I have 2 Remington RM380 pistols, one I carry as a backup to my R9 and the other I picked up for $99.00 and is my bathroom gun.

I was going to get a Hi-Point for the bathroom. I go out of my way to make sure the humidity from the shower doesn't go into my bedroom where I have some firearms, and I don't take a firearm with me into the bathroom because I don't want to expose it to all of that humidity. But I really hate it when I'm in the shower and I hear a noise. Every so often I'll be in the shower and I'll hear a noise and I'm not sure if it is the thump of a truck outside putting down its lift gate (or something similar) or someone kicking down my door - I mean I'm in the shower and I have no clue what the noise is. I figured of the stuff on a Hi-Point that can rust most of it is interior and can have oil or light grease on it all of time, so I don't think the guts will be much susceptible to rust and I don't think the ZAMAK rusts from simple humidity and contact with the air. I wanted to get a "bathroom only" Hi-Point, since I don't think there is much on a Hi-Point that rusts, and if a part were to get rusty I'd just scrub the rust and for $175.00 I don't care if it gets a little rust on it.

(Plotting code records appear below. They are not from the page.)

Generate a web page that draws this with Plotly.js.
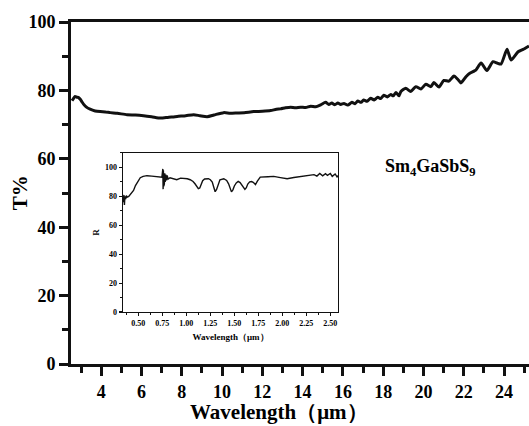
<!DOCTYPE html>
<html>
<head>
<meta charset="utf-8">
<script src="https://cdn.plot.ly/plotly-3.0.1.min.js"></script>
<style>html,body{margin:0;padding:0;background:#fff}#chart{width:529px;height:426px}</style>
</head>
<body>
<div id="chart"></div>
<script>
// Main transmittance spectrum (wavelength in µm, T%)
const mainWavelength = [2.55,2.62,2.70,2.79,2.88,2.96,3.05,3.12,3.25,3.45,3.70,3.95,4.20,4.45,4.80,5.28,5.70,6.10,6.50,6.94,7.30,7.77,8.20,8.59,8.90,9.26,9.60,10.08,10.40,10.75,11.10,11.57,12.00,12.41,12.70,12.90,13.15,13.40,13.65,13.90,14.15,14.40,14.65,14.90,15.14,15.30,15.45,15.60,15.75,15.89,16.05,16.24,16.45,16.60,16.74,16.90,17.03,17.20,17.38,17.55,17.73,17.88,18.03,18.20,18.38,18.50,18.63,18.78,18.88,19.12,19.37,19.62,19.87,20.12,20.37,20.52,20.77,21.01,21.26,21.51,21.71,21.86,22.11,22.30,22.46,22.60,22.86,23.15,23.45,23.65,23.85,24.15,24.35,24.70,24.95,25.24];
const mainT = [77.0,77.6,78.2,78.0,77.9,77.4,76.6,76.0,75.2,74.5,74.0,73.8,73.7,73.5,73.3,72.9,72.8,72.6,72.3,71.9,72.1,72.4,72.6,72.9,72.6,72.3,72.8,73.5,73.3,73.4,73.5,73.8,73.9,74.1,74.5,74.6,74.9,75.1,74.9,75.1,75.0,75.4,75.2,75.8,76.5,75.9,76.3,75.8,76.3,75.9,76.2,75.7,76.5,76.1,76.9,76.5,77.2,76.8,77.7,77.2,78.0,77.6,78.6,78.1,78.8,78.4,79.4,78.4,79.7,80.6,79.7,81.1,80.4,81.8,81.1,82.3,81.0,82.9,82.7,84.2,83.2,82.2,84.0,85.0,85.5,85.9,88.0,85.8,88.4,88.0,87.7,92.0,88.9,91.3,92.0,93.0];

// Inset reflectance spectrum (wavelength in µm, R)
const insetWavelength = [0.340,0.345,0.350,0.355,0.360,0.368,0.375,0.385,0.40,0.42,0.45,0.47,0.49,0.52,0.55,0.59,0.64,0.69,0.72,0.745,0.750,0.752,0.755,0.758,0.761,0.764,0.767,0.771,0.775,0.780,0.786,0.793,0.80,0.81,0.83,0.87,0.90,0.94,0.97,1.01,1.04,1.07,1.09,1.11,1.125,1.14,1.155,1.17,1.19,1.23,1.25,1.27,1.285,1.30,1.315,1.33,1.35,1.39,1.42,1.44,1.455,1.47,1.485,1.50,1.52,1.54,1.56,1.58,1.60,1.61,1.625,1.64,1.66,1.68,1.70,1.72,1.74,1.77,1.85,1.91,1.98,2.05,2.12,2.19,2.26,2.33,2.36,2.39,2.42,2.45,2.47,2.50,2.52,2.55,2.57,2.59];
const insetR = [80.5,76,81,74,80,78,80.5,79.5,80,81.9,84.1,87.5,89.9,92.9,93.8,94.3,94.0,93.8,93.5,93.2,96,86,99,85,98,87,97,88.5,96,90,95,91,94.5,92,92.9,92,91.5,92.6,92.6,92.2,91.5,90.3,88.7,86.8,85.4,85.8,88.3,90.8,92.0,92.2,91.5,89.9,86.5,83.2,84.8,88.5,91.5,92.2,91.0,88.7,85.5,83.1,84.5,87.2,89.3,90.3,89.5,87.6,85.5,84.8,86.0,88.5,90.0,90.3,89.5,88.1,90.5,93.3,93.6,93.8,93.0,92.2,93.0,93.8,94.3,95.0,94,95.8,94.2,95.7,94.5,95.8,93.8,95.5,93.5,94.8];

const serif = 'Liberation Serif, Times New Roman, serif';
const bigFont = {family: serif, size: 18, color: '#000', weight: 700};
const smallFont = {family: serif, size: 8, color: '#000', weight: 700};

const traces = [
  {x: mainWavelength, y: mainT, type: 'scatter', mode: 'lines',
   line: {color: '#111', width: 3, shape: 'spline', smoothing: 0.6}, xaxis: 'x', yaxis: 'y', hoverinfo: 'skip'},
  {x: insetWavelength, y: insetR, type: 'scatter', mode: 'lines',
   line: {color: '#111', width: 1.4}, xaxis: 'x2', yaxis: 'y2', hoverinfo: 'skip'}
];

const layout = {
  width: 529, height: 426,
  margin: {l: 71, r: 0, t: 22, b: 62},
  paper_bgcolor: '#fff', plot_bgcolor: '#fff',
  showlegend: false,
  xaxis: {
    domain: [0, 1], range: [2.5, 25.24],
    tickmode: 'linear', tick0: 0, dtick: 2,
    ticks: 'outside', ticklen: 9, tickwidth: 3, tickcolor: '#111',
    minor: {tickmode: 'linear', tick0: 1, dtick: 1, ticks: 'outside', ticklen: 6, tickwidth: 3, tickcolor: '#111', showgrid: false},
    showline: true, linewidth: 3, linecolor: '#111', mirror: true,
    showgrid: false, zeroline: false,
    tickfont: bigFont
  },
  yaxis: {
    domain: [0, 1], range: [0, 100],
    tickmode: 'linear', tick0: 0, dtick: 20,
    ticks: 'outside', ticklen: 9, tickwidth: 3, tickcolor: '#111',
    minor: {tickmode: 'linear', tick0: 0, dtick: 10, ticks: 'outside', ticklen: 6, tickwidth: 3, tickcolor: '#111', showgrid: false},
    showline: true, linewidth: 3, linecolor: '#111', mirror: false,
    showgrid: false, zeroline: false,
    tickfont: bigFont
  },
  xaxis2: {
    anchor: 'y2', domain: [0.1135, 0.583], range: [0.34, 2.58],
    tickmode: 'linear', tick0: 0.5, dtick: 0.25, tickformat: '.2f',
    ticks: 'outside', ticklen: 3, tickwidth: 1.2, tickcolor: '#111',
    minor: {tickmode: 'linear', tick0: 0.5, dtick: 0.125, ticks: 'outside', ticklen: 2, tickwidth: 1, tickcolor: '#111', showgrid: false},
    showline: true, linewidth: 1.3, linecolor: '#111', mirror: true,
    showgrid: false, zeroline: false,
    tickfont: smallFont,
    title: {text: 'Wavelength（μm）', font: {family: serif, size: 9, color: '#000', weight: 700}, standoff: 6}
  },
  yaxis2: {
    anchor: 'x2', domain: [0.152, 0.617], range: [0, 110],
    tickmode: 'linear', tick0: 0, dtick: 20,
    ticks: 'outside', ticklen: 3, tickwidth: 1.2, tickcolor: '#111',
    minor: {tickmode: 'linear', tick0: 0, dtick: 10, ticks: 'outside', ticklen: 2, tickwidth: 1, tickcolor: '#111', showgrid: false},
    showline: true, linewidth: 1.3, linecolor: '#111', mirror: true,
    showgrid: false, zeroline: false,
    tickfont: smallFont,
    title: {text: 'R', font: {family: serif, size: 9, color: '#000', weight: 700}, standoff: 4}
  },
  annotations: [{
    xref: 'paper', yref: 'paper', x: 0.786, y: 0.575, xanchor: 'center', yanchor: 'middle',
    text: 'Sm<sub>4</sub>GaSbS<sub>9</sub>', showarrow: false,
    font: {family: serif, size: 18, color: '#000', weight: 700}
  }, {
    xref: 'paper', yref: 'paper', x: -0.111, y: 0.5, xanchor: 'center', yanchor: 'middle',
    text: 'T%', textangle: -90, showarrow: false,
    font: {family: serif, size: 21, color: '#000', weight: 700}
  }, {
    xref: 'paper', yref: 'paper', x: 0.455, y: -0.14, xanchor: 'center', yanchor: 'middle',
    text: 'Wavelength（μm）', showarrow: false,
    font: {family: serif, size: 21, color: '#000', weight: 700}
  }]
};

Plotly.newPlot('chart', traces, layout, {staticPlot: true, displayModeBar: false});
</script>
</body>
</html>
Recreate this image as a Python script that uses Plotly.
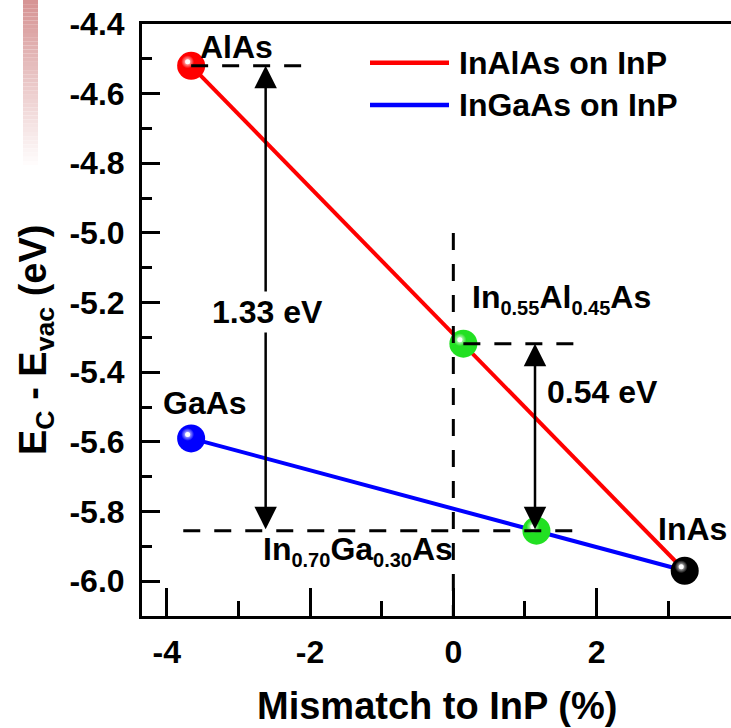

Illinois has had a melting point law on the books for a while but I would see Hi-Points in gun shops anyway. I don't know what happened - maybe there wasn't enforcement in the past or whatever but now there is, and no one is selling Hi-Points in Illinois.

A lot of people responded that if I just kept a normal steel gun lubricated, it wouldn't rust - even if it was in a bathroom that got steamed up from showering.

Then the Remington RM380 went on sale for $99.00, so I purchased another RM380 for my "Bathroom Gun"

I took it apart, waxed the slide and put grease on the internal parts and now it sits on the tank of my toilet, right next to the shower, been there for 7 months now and not a spot of rust on it. I took it apart today, and the pin would not fall out. I shook it, I tapped it, jiggled it and the pin would not come out. I had to get a toothpick and push the pin out. I did have Lubriplate on the pin, and I think any little bit of grease on the pin means you'll have to push the pin out from the other side.

I don't have any faith in Remington's ability to reproduce the R9 but the RM380 works. I haven't had any problems with the little guns.

If one has about $1200 for LNIB sample as deep conceilment close range defensive handgun the R9 can not be surpassed.
 
I carry a S&W 638 in 38 Spl. With a Seecamp .32 auto as a backup. If I know I will be going into a "bad" area, the snubby stays home and I carry an XDS in .45acp, with 2 extra mags. Wearing the Seecamp is part of getting dressed, just like puttting on shoes.
 
Usually one of three, a Sig 230; EG Makarov or a Colt Detective Special. About once or twice a year I will carry the old S&W DA model 4 or a Colt Police Positive but I always feel like I need to be wearing a hat when I carry those last two; a Stetson if the S&W or a Sam Spade fedora if it is the Colt.